As mentioned in another post, the NPA discussion has alerted the regulator further more to expedite regulations being under discussion for long. One that RBI has proposed last week, deals with large borrowers’ exposure to the banking sector as a whole.

The rules so far only dealt with a bank’s exposure to the corporate and always provided an opportunity to the corporate to approach another bank in case he has exhausted his limit from one bank.

RBI proposes to consider the whole banking system’s exposure to a corporate/ corporate group. As per the proposal, if the aggregate bank lending to the corporate goes beyond 50% of a defined threshold in a financial year, the banks providing the incremental fund will have to assign additional risk weightage of 75% to the particular loan. It will also have to make asset provision of 3% for such exposure against normal exposure of not more than 1% for most loans. The threshold has been put at Rs 25,000 crore for 2017-18 to be reduced to Rs 10,000 crore by April’ 2019 onward.

Risk weightage is an interesting and complex exercise mandated by banking regulators world over to be undertaken by all banks to control the impact of loan default. Each borrowing sector is assigned a specific risk weight by the regulator depending upon its past performance and probability of default and banks. For instance, housing loan has a risk weight of 50% whereas real estate loan have a risk weight of 100%. So, if a bank has, for example, 100 crore of exposure to housing loan and 200 crore to real estate then its risk weighed assets (RWA) is 0.5*50+1.0*200 = 250 crore.

Further, banks are required to maintain equity capital equal to 8% of the risk weighed assets (RWA). This ratio is called capital adequacy ratio (CAR), a key measure of bank’s vulnerability to loan default.
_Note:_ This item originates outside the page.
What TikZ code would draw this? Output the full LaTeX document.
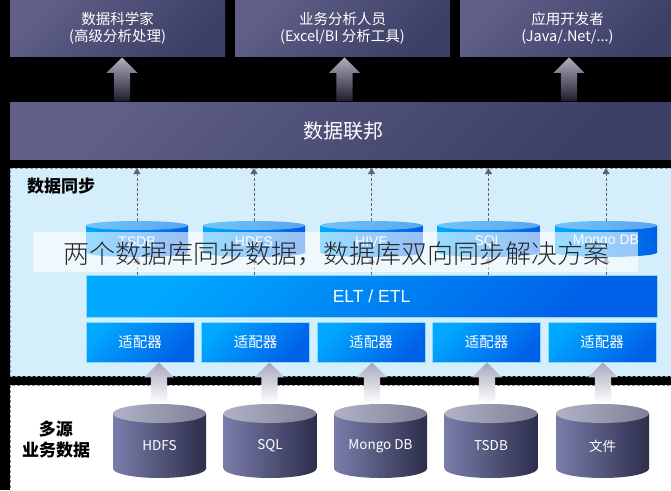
\documentclass[tikz,border=0pt]{standalone}
\usepackage{fontspec}
\setmainfont{Noto Sans CJK SC}
\newfontfamily\latinfont{Liberation Sans}
\newfontfamily\thinfont{Noto Sans CJK SC Light}
\usetikzlibrary{shapes,arrows.meta,positioning}
\definecolor{navylight}{HTML}{5F5F88}
\definecolor{navydark}{HTML}{3B3E65}
\definecolor{skypanel}{HTML}{D5EEFC}
\definecolor{bluelight}{HTML}{00A8FF}
\definecolor{bluedark}{HTML}{0060E8}
\definecolor{capleft}{HTML}{72C4F8}
\definecolor{capright}{HTML}{5AA5F2}
\definecolor{bigleft}{HTML}{7A7DAA}
\definecolor{bigright}{HTML}{2C2E4B}
\definecolor{bigcapleft}{HTML}{B1B2C8}
\definecolor{bigcapright}{HTML}{7E8095}
\definecolor{linkgrey}{HTML}{5F6080}
\begin{document}
\begin{tikzpicture}[x=1pt,y=-1pt]
    % Styles
        \tikzstyle{block} = [rectangle, inner sep=0pt, outer sep=0pt, text=white, align=center, left color=navylight, right color=navydark, shading angle=45]
        \tikzstyle{role} = [block, minimum height=56pt, minimum width=215pt, font=\fontsize{14.5}{17}\selectfont]
        \tikzstyle{panel} = [rectangle, inner sep=0pt, outer sep=0pt, draw=linkgrey!70, densely dashed, line width=0.4pt, minimum width=670pt]
        \tikzstyle{blueblock} = [rectangle, inner sep=0pt, outer sep=0pt, text=white, draw=bluelight!45!white, line width=0.5pt, left color=bluelight, right color=bluedark, shading angle=45]
        \tikzstyle{adapter} = [blueblock, minimum height=40pt, minimum width=108pt, font=\fontsize{14.5}{17}\selectfont]
        \tikzstyle{heading} = [inner sep=0pt, align=center, font=\fontsize{17}{21}\selectfont\bfseries]
        \tikzstyle{smalldb} = [rectangle, inner sep=0pt, outer sep=0pt, minimum height=27pt, minimum width=102pt, left color=bluelight, right color=bluedark]
        \tikzstyle{smallend} = [ellipse, inner sep=0pt, outer sep=0pt, minimum height=9pt, minimum width=102pt, left color=bluelight, right color=bluedark]
        \tikzstyle{smallcap} = [smallend, left color=capleft, right color=capright]
        \tikzstyle{smalltext} = [inner sep=0pt, text=white, font=\latinfont\fontsize{14}{16}\selectfont]
        \tikzstyle{bigdb} = [rectangle, inner sep=0pt, outer sep=0pt, minimum height=55pt, minimum width=93pt, left color=bigleft, right color=bigright]
        \tikzstyle{bigend} = [ellipse, inner sep=0pt, outer sep=0pt, minimum height=19pt, minimum width=93pt, left color=bigleft, right color=bigright]
        \tikzstyle{bigcap} = [bigend, left color=bigcapleft, right color=bigcapright]
        \tikzstyle{bigtext} = [inner sep=0pt, text=white, font=\fontsize{13.5}{16}\selectfont]
        \tikzstyle{uparrow} = [single arrow, anchor=tip, shape border rotate=90, inner sep=8pt, single arrow head extend=7.5pt, single arrow tip angle=90, minimum height=44pt, top color=navylight!50!white, bottom color=black!70!navylight]
        \tikzstyle{srcarrow} = [single arrow, anchor=tip, shape border rotate=90, inner sep=8pt, single arrow head extend=7pt, single arrow tip angle=90, minimum height=41pt, top color=navylight!55!white, bottom color=white]
        \tikzstyle{link} = [draw=linkgrey, densely dashed, line width=0.5pt, -{Triangle[width=7pt,length=6pt]}]
        \tikzstyle{veil} = [rectangle, inner sep=0pt, minimum height=40pt, minimum width=605pt, fill=white, fill opacity=0.6]
    % background
        \fill [black] (0,0) rectangle (671,490);
        \useasboundingbox (0,0) rectangle (671,490);
    % top row
        \node [role, anchor=north west] (scientist) at (10,0) {数据科学家\\(高级分析处理)};
        \node [role, right = 10pt of scientist] (analyst) {业务分析人员\\(Excel/BI 分析工具)};
        \node [role, right = 10pt of analyst] (developer) {应用开发者\\(Java/.Net/...)};
    % federation
        \node [block, anchor=north west, minimum height=57pt, minimum width=666pt, font=\fontsize{20}{24}\selectfont] (federation) at (10,102) {数据联邦};
        \node [uparrow] (arrowsci) at (122,57) {};
        \node [uparrow] (arrowbiz) at (344.5,57) {};
        \node [uparrow] (arrowdev) at (569,57) {};
    % panels
        \node [panel, anchor=north west, fill=skypanel, minimum height=208pt] (syncpanel) at (10,168) {};
        \node [panel, anchor=north west, fill=white, minimum height=110pt] (srcpanel) at (10,385) {};
        \node [heading, anchor=west] (synctitle) at (27,186) {数据同步};
        \node [heading] (srctitle) at (56,440) {多源\\业务数据};
    % adapters
        \node [adapter, anchor=north west] (adpta) at (86,322) {适配器};
        \node [adapter, right = 7.5pt of adpta] (adptb) {适配器};
        \node [adapter, right = 7.5pt of adptb] (adptc) {适配器};
        \node [adapter, right = 7.5pt of adptc] (adptd) {适配器};
        \node [adapter, right = 7.5pt of adptd] (adpte) {适配器};
    % ELT
        \node [blueblock, anchor=north west, minimum height=42pt, minimum width=571pt, font=\latinfont\fontsize{17.5}{20}\selectfont] (etl) at (86,275) {ELT / ETL};
    % small databases
        \foreach \db/\cx/\name in {tsdb/137/TSDB, hdfs/254/HDFS, hive/371.5/HIVE, sql/488.5/SQL, mongo/606/Mongo DB} {
            \node [smallend] (\db end) at (\cx,252.5) {};
            \node [smalldb] (\db) at (\cx,239) {};
            \node [smallcap] (\db cap) at (\cx,225.5) {};
            \node [smalltext] (\db text) at (\cx,241.5) {\name};
            \path [link] (\db cap.north) -- (\db cap.north |- syncpanel.north);
            \path [link] (etl.north -| \db end.south) -- (\db end.south);
        }
    % source arrows
        \node [srcarrow] (arrowa) at (159,362) {};
        \node [srcarrow] (arrowb) at (269.5,362) {};
        \node [srcarrow] (arrowc) at (372,362) {};
        \node [srcarrow] (arrowd) at (487,362) {};
        \node [srcarrow] (arrowe) at (603,362) {};
    % source databases
        \foreach \db/\cx/\name in {srchdfs/159.5/HDFS, srcsql/270/SQL, srcmongo/380.5/Mongo DB, srctsdb/491/TSDB, srcfile/602.5/文件} {
            \node [bigend] (\db end) at (\cx,468.5) {};
            \node [bigdb] (\db) at (\cx,441) {};
            \node [bigcap] (\db cap) at (\cx,413.5) {};
            \node [bigtext] (\db text) at (\cx,446) {\name};
        }
    % title strip
        \node [veil] (caption) at (335.5,252) {};
        \node [font=\thinfont\fontsize{26}{30}\selectfont, text=black!85, inner sep=0pt] (captiontext) at (336.5,254) {两个数据库同步数据，数据库双向同步解决方案};
    \end{tikzpicture}
\end{document}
A lower equity or higher RWA reduces bank’s ability to lend further even if it has funds available. So, when the banks are required to assign higher risk weight for the above mentioned lender, it will have to charge higher interest rate for such loan, to make up for the increased cost of equity and reduction in its ability to lend further.

The proposal from RBI, while looks quite stiff, does have merit especially considering the fact that there are corporate in India which are having loan exposure as much as Rs 50,000 crore and more..! Globally, these regulations are already in place.

However, the proposal will have to be supplemented by facilitating establishment of a robust corporate bond market, failing which, there could be a real crisis of funds once the economy starts booming, specially for mega projects in core infrastructure sectors.